You claim that what deduction does is to affirm specific truths implied in a universal or general truth. But implication do not means knowledge. That is in some cases given a set of axioms, the true/falsehood of many wff remain unknown. Think for example in the Riemann Hypothesis (let us suppose that it is decidable in ZFC). It seems clear to me that implication do not equals knowledge, and therefore deduction give rise to a truly progress in knowledge.

Dear Décio Krause

Thanks for your comment.

In my case I find that use of the term 'implicit' very problematic. In my opinion it is case of language abuse, because the term 'implicit' is normally used to refer to thinks that are known, but not said. For example, if I say: "buy a car", it is implicit that you will buy it with money. I don't have to say: "buy a car with money", because it is already known, and no need to be explicit. So the original meaning of 'implicit' is an implied idea that it is not need to be said.

However, used in the way of Lakatos, we would have to say that abc conjecture is implicit in the ZFC axioms, not because it is known at all, but because its true/falsehood is a possible conclusion of a deduction. Which in my opinion is nonsense, and introduce the questionable concept that un-deduced conclusions are already known someway before the deduction is actually performed.

Therefore I do not think that all logically implied conclusions fit into the concept of implicit.

Salvador Daniel Escobedo,

You wrote, "You claim that what deduction does is to affirm specific truths implied in a universal or general truth. But implication do not means knowledge." I did not ever claim that implication means knowledge. If you read back my statement, and let me quote it here, "Deduction does not generate "new" knowledge. In fact, it does not generate knowledge at all." Aristotle's syllogistic reasoning (deductive logic) does generate knowledge.

I have an opinion regarding this interesting topic.
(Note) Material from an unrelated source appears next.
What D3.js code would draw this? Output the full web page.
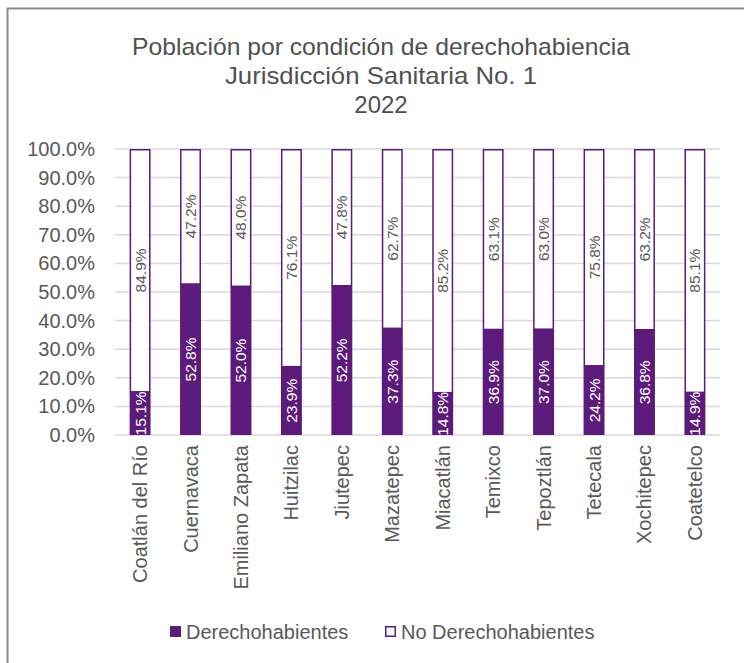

Of course, the answer depends on what we call "knowledge". I adopt here the view that to acquire knowledge means to be aware of something that we didn't have noticed before. For instance, when arriving in America, the Europeans knew new things about the people who are living here, so they had new knowledge of several things, despite these things `existed' before their arrival. In this sense, a new mathematical theorem is a new knowledge, despite, from a logical point of view, it is already implicit in the axioms (deductive logic is supposed). Imre Lakatos has argued in this sense in his Proofs and Refutations, saying that an axiomatic system does not involve new knowledge. But in my interpretation, since the theorem was not known before, it constitutes new knowledge.

Almost all new mathematical knowledges are new definitions-concepts and new deductions-theorems. For example, Gödel's incompleteness theorems tells debunked the hope of founding mathematics on an consistent system of axioms. This was totally unexpected and put an end to the Hilbert program in mathematical foundation. Most of the knowledge in mathematics is totally irrelevant to the logical axioms onto which mathematics is currently expressed. A totally new logical foundations could one day substitute the current one and it would not be relevant to the mass of mathematical knowledge. The core of mathematical knowledge originates from abstactions made on different core human trade activities: logical debate, accounting, land measurement, art of building, etc. Mathematics is the systematic organisation of the world of relations originally present in these trade activities and which were already present in our sensory-motor sysyems allowing our bodily interaction with the world. It is why abstracting these relation in the first place and organising them are natural to us.

All knowledge should be confirmed by observation in a sense. I doubt that pure formats can create new knowledge but definitely better assumptions.